▶ Given data
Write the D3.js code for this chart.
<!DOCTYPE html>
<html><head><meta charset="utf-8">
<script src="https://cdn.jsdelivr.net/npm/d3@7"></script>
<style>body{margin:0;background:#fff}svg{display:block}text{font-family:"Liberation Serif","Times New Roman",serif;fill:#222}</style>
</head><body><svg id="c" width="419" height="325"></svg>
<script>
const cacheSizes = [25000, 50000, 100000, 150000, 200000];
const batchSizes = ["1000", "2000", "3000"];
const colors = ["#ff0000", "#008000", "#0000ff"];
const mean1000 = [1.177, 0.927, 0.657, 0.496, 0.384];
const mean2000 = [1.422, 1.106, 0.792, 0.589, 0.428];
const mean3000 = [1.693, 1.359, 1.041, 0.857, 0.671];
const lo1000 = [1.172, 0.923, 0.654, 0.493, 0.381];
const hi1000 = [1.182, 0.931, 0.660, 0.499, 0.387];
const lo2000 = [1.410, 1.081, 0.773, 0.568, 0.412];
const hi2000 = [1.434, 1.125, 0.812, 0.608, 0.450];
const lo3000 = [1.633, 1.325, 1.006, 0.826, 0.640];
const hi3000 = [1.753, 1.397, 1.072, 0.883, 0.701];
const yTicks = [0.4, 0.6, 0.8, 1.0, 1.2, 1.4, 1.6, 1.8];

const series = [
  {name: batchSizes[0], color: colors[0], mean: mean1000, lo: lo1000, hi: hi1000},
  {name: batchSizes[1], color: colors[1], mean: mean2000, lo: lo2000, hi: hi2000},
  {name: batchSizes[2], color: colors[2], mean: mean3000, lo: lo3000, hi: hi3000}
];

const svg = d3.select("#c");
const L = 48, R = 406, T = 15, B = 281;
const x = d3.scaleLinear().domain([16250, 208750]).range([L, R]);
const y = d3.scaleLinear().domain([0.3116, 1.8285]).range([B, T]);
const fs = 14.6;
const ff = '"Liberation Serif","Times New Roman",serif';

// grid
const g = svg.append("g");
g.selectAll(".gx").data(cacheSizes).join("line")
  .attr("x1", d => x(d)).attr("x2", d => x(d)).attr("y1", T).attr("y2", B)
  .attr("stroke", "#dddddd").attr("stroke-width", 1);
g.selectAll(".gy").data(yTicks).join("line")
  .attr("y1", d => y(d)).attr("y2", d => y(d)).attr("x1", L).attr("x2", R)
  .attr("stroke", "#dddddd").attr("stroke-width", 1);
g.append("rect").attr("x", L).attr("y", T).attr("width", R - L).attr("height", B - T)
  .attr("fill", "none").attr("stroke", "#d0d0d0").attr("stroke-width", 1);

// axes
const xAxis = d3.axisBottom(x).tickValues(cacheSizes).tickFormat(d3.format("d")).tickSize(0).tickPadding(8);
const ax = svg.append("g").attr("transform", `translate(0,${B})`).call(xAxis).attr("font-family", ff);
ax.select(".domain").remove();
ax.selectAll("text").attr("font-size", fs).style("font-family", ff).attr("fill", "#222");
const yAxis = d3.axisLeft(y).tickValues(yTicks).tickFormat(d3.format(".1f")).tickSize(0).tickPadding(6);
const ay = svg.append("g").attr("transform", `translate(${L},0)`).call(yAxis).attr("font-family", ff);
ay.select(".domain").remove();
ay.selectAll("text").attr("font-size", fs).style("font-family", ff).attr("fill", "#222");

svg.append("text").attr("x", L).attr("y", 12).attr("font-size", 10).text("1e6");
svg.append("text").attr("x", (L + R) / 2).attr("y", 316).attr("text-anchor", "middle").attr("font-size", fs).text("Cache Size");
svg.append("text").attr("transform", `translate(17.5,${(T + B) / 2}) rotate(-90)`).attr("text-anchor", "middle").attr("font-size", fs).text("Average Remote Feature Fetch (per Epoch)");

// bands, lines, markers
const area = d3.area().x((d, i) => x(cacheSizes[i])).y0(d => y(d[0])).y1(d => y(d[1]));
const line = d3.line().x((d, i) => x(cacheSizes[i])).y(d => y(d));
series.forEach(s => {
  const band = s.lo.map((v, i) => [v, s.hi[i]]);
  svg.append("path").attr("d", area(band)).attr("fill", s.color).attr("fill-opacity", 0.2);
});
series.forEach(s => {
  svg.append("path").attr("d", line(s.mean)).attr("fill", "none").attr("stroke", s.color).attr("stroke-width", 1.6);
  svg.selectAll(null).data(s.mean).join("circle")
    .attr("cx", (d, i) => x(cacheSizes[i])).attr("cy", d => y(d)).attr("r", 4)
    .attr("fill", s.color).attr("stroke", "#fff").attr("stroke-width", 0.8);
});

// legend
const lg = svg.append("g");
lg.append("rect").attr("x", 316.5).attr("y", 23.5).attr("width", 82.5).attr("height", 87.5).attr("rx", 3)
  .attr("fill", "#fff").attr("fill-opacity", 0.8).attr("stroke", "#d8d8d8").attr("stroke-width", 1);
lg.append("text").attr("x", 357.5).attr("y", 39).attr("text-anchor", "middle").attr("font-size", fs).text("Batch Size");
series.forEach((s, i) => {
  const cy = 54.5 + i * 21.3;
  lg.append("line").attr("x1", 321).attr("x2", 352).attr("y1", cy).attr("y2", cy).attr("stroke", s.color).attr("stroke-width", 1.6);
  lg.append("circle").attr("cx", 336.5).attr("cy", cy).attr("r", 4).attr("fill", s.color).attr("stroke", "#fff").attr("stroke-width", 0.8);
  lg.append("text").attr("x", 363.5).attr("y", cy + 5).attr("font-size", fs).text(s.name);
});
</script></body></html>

▶ What the task requires
Print the whole listing exactly as it is.

▶ Full solution
Write the D3.js code for this chart.
<!DOCTYPE html>
<html><head><meta charset="utf-8">
<script src="https://cdn.jsdelivr.net/npm/d3@7"></script>
<style>body{margin:0;background:#fff}svg{display:block}text{font-family:"Liberation Serif","Times New Roman",serif;fill:#222}</style>
</head><body><svg id="c" width="419" height="325"></svg>
<script>
const cacheSizes = [25000, 50000, 100000, 150000, 200000];
const batchSizes = ["1000", "2000", "3000"];
const colors = ["#ff0000", "#008000", "#0000ff"];
const mean1000 = [1.177, 0.927, 0.657, 0.496, 0.384];
const mean2000 = [1.422, 1.106, 0.792, 0.589, 0.428];
const mean3000 = [1.693, 1.359, 1.041, 0.857, 0.671];
const lo1000 = [1.172, 0.923, 0.654, 0.493, 0.381];
const hi1000 = [1.182, 0.931, 0.660, 0.499, 0.387];
const lo2000 = [1.410, 1.081, 0.773, 0.568, 0.412];
const hi2000 = [1.434, 1.125, 0.812, 0.608, 0.450];
const lo3000 = [1.633, 1.325, 1.006, 0.826, 0.640];
const hi3000 = [1.753, 1.397, 1.072, 0.883, 0.701];
const yTicks = [0.4, 0.6, 0.8, 1.0, 1.2, 1.4, 1.6, 1.8];

const series = [
  {name: batchSizes[0], color: colors[0], mean: mean1000, lo: lo1000, hi: hi1000},
  {name: batchSizes[1], color: colors[1], mean: mean2000, lo: lo2000, hi: hi2000},
  {name: batchSizes[2], color: colors[2], mean: mean3000, lo: lo3000, hi: hi3000}
];

const svg = d3.select("#c");
const L = 48, R = 406, T = 15, B = 281;
const x = d3.scaleLinear().domain([16250, 208750]).range([L, R]);
const y = d3.scaleLinear().domain([0.3116, 1.8285]).range([B, T]);
const fs = 14.6;
const ff = '"Liberation Serif","Times New Roman",serif';

// grid
const g = svg.append("g");
g.selectAll(".gx").data(cacheSizes).join("line")
  .attr("x1", d => x(d)).attr("x2", d => x(d)).attr("y1", T).attr("y2", B)
  .attr("stroke", "#dddddd").attr("stroke-width", 1);
g.selectAll(".gy").data(yTicks).join("line")
  .attr("y1", d => y(d)).attr("y2", d => y(d)).attr("x1", L).attr("x2", R)
  .attr("stroke", "#dddddd").attr("stroke-width", 1);
g.append("rect").attr("x", L).attr("y", T).attr("width", R - L).attr("height", B - T)
  .attr("fill", "none").attr("stroke", "#d0d0d0").attr("stroke-width", 1);

// axes
const xAxis = d3.axisBottom(x).tickValues(cacheSizes).tickFormat(d3.format("d")).tickSize(0).tickPadding(8);
const ax = svg.append("g").attr("transform", `translate(0,${B})`).call(xAxis).attr("font-family", ff);
ax.select(".domain").remove();
ax.selectAll("text").attr("font-size", fs).style("font-family", ff).attr("fill", "#222");
const yAxis = d3.axisLeft(y).tickValues(yTicks).tickFormat(d3.format(".1f")).tickSize(0).tickPadding(6);
const ay = svg.append("g").attr("transform", `translate(${L},0)`).call(yAxis).attr("font-family", ff);
ay.select(".domain").remove();
ay.selectAll("text").attr("font-size", fs).style("font-family", ff).attr("fill", "#222");

svg.append("text").attr("x", L).attr("y", 12).attr("font-size", 10).text("1e6");
svg.append("text").attr("x", (L + R) / 2).attr("y", 316).attr("text-anchor", "middle").attr("font-size", fs).text("Cache Size");
svg.append("text").attr("transform", `translate(17.5,${(T + B) / 2}) rotate(-90)`).attr("text-anchor", "middle").attr("font-size", fs).text("Average Remote Feature Fetch (per Epoch)");

// bands, lines, markers
const area = d3.area().x((d, i) => x(cacheSizes[i])).y0(d => y(d[0])).y1(d => y(d[1]));
const line = d3.line().x((d, i) => x(cacheSizes[i])).y(d => y(d));
series.forEach(s => {
  const band = s.lo.map((v, i) => [v, s.hi[i]]);
  svg.append("path").attr("d", area(band)).attr("fill", s.color).attr("fill-opacity", 0.2);
});
series.forEach(s => {
  svg.append("path").attr("d", line(s.mean)).attr("fill", "none").attr("stroke", s.color).attr("stroke-width", 1.6);
  svg.selectAll(null).data(s.mean).join("circle")
    .attr("cx", (d, i) => x(cacheSizes[i])).attr("cy", d => y(d)).attr("r", 4)
    .attr("fill", s.color).attr("stroke", "#fff").attr("stroke-width", 0.8);
});

// legend
const lg = svg.append("g");
lg.append("rect").attr("x", 316.5).attr("y", 23.5).attr("width", 82.5).attr("height", 87.5).attr("rx", 3)
  .attr("fill", "#fff").attr("fill-opacity", 0.8).attr("stroke", "#d8d8d8").attr("stroke-width", 1);
lg.append("text").attr("x", 357.5).attr("y", 39).attr("text-anchor", "middle").attr("font-size", fs).text("Batch Size");
series.forEach((s, i) => {
  const cy = 54.5 + i * 21.3;
  lg.append("line").attr("x1", 321).attr("x2", 352).attr("y1", cy).attr("y2", cy).attr("stroke", s.color).attr("stroke-width", 1.6);
  lg.append("circle").attr("cx", 336.5).attr("cy", cy).attr("r", 4).attr("fill", s.color).attr("stroke", "#fff").attr("stroke-width", 0.8);
  lg.append("text").attr("x", 363.5).attr("y", cy + 5).attr("font-size", fs).text(s.name);
});
</script></body></html>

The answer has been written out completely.